EXERCISE GOAL:
Extract only the first line of the listing and every line after it up to and including the one with "minimum height=72.75pt] (stake)". Omit the pictures.

COLLECTED DATA:
|---|
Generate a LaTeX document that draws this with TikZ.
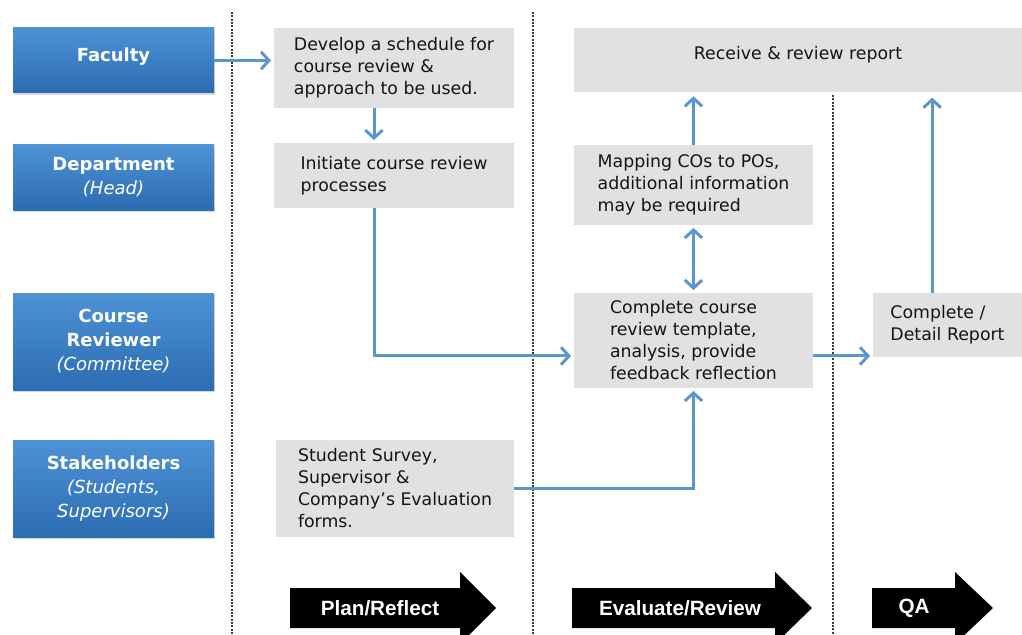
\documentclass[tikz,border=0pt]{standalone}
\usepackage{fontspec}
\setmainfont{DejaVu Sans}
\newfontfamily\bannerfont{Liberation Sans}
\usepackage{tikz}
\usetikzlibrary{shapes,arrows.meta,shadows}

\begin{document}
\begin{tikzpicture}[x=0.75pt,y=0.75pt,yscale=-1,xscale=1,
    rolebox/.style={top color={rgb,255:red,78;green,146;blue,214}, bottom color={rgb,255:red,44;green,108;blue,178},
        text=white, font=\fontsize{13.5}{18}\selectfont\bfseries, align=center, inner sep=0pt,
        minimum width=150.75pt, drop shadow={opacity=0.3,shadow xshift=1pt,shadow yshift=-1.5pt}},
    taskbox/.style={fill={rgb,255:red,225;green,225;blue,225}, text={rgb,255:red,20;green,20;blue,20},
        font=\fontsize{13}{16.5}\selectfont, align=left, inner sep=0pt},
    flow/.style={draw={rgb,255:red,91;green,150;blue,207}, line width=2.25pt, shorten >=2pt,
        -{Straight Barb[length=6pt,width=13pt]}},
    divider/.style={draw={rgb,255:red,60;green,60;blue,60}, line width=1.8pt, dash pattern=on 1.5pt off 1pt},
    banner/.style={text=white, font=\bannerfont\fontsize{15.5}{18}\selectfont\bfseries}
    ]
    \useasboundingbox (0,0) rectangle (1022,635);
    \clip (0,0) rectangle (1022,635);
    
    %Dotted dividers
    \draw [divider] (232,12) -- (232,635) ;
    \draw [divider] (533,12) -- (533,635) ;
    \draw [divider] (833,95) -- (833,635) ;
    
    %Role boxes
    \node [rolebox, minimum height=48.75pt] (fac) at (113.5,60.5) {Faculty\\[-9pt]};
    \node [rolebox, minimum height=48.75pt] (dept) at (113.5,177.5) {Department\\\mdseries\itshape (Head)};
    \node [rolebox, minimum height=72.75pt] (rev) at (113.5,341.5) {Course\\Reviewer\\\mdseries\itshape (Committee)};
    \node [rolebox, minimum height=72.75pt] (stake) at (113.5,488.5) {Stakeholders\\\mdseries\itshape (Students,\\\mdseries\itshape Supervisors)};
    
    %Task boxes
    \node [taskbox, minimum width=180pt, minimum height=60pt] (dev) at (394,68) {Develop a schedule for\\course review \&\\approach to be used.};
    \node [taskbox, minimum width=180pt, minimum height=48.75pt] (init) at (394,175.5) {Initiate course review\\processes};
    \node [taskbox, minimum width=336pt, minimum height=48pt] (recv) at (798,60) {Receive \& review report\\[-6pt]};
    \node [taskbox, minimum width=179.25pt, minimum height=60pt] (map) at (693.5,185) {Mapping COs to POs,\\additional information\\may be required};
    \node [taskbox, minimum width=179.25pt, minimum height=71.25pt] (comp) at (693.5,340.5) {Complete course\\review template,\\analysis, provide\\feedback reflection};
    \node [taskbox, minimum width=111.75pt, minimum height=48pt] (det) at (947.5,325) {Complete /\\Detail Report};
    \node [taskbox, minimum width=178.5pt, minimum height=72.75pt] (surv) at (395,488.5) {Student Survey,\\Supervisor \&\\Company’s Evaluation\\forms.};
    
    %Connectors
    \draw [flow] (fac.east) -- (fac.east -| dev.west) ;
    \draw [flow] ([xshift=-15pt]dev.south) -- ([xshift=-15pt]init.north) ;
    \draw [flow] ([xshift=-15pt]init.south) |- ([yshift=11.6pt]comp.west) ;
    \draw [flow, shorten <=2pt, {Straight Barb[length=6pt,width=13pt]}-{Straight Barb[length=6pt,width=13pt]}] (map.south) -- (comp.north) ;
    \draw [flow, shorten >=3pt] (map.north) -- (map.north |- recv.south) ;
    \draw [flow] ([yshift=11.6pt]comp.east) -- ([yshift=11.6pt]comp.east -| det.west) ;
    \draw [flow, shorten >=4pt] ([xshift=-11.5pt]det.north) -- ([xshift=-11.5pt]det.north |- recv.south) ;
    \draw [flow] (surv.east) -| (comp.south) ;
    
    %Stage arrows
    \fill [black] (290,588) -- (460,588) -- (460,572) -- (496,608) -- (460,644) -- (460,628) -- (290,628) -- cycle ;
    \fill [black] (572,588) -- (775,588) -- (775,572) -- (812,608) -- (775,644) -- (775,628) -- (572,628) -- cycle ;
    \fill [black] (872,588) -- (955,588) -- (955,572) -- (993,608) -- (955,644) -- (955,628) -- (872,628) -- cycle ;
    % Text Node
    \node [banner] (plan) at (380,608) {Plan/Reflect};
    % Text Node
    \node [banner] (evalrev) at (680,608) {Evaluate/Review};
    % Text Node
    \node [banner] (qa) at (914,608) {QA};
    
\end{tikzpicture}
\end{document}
|---|
EXERCISE SOLUTION:
Generate a LaTeX document that draws this with TikZ.
\documentclass[tikz,border=0pt]{standalone}
\usepackage{fontspec}
\setmainfont{DejaVu Sans}
\newfontfamily\bannerfont{Liberation Sans}
\usepackage{tikz}
\usetikzlibrary{shapes,arrows.meta,shadows}

\begin{document}
\begin{tikzpicture}[x=0.75pt,y=0.75pt,yscale=-1,xscale=1,
    rolebox/.style={top color={rgb,255:red,78;green,146;blue,214}, bottom color={rgb,255:red,44;green,108;blue,178},
        text=white, font=\fontsize{13.5}{18}\selectfont\bfseries, align=center, inner sep=0pt,
        minimum width=150.75pt, drop shadow={opacity=0.3,shadow xshift=1pt,shadow yshift=-1.5pt}},
    taskbox/.style={fill={rgb,255:red,225;green,225;blue,225}, text={rgb,255:red,20;green,20;blue,20},
        font=\fontsize{13}{16.5}\selectfont, align=left, inner sep=0pt},
    flow/.style={draw={rgb,255:red,91;green,150;blue,207}, line width=2.25pt, shorten >=2pt,
        -{Straight Barb[length=6pt,width=13pt]}},
    divider/.style={draw={rgb,255:red,60;green,60;blue,60}, line width=1.8pt, dash pattern=on 1.5pt off 1pt},
    banner/.style={text=white, font=\bannerfont\fontsize{15.5}{18}\selectfont\bfseries}
    ]
    \useasboundingbox (0,0) rectangle (1022,635);
    \clip (0,0) rectangle (1022,635);
    
    %Dotted dividers
    \draw [divider] (232,12) -- (232,635) ;
    \draw [divider] (533,12) -- (533,635) ;
    \draw [divider] (833,95) -- (833,635) ;
    
    %Role boxes
    \node [rolebox, minimum height=48.75pt] (fac) at (113.5,60.5) {Faculty\\[-9pt]};
    \node [rolebox, minimum height=48.75pt] (dept) at (113.5,177.5) {Department\\\mdseries\itshape (Head)};
    \node [rolebox, minimum height=72.75pt] (rev) at (113.5,341.5) {Course\\Reviewer\\\mdseries\itshape (Committee)};
    \node [rolebox, minimum height=72.75pt] (stake) at (113.5,488.5) {Stakeholders\\\mdseries\itshape (Students,\\\mdseries\itshape Supervisors)};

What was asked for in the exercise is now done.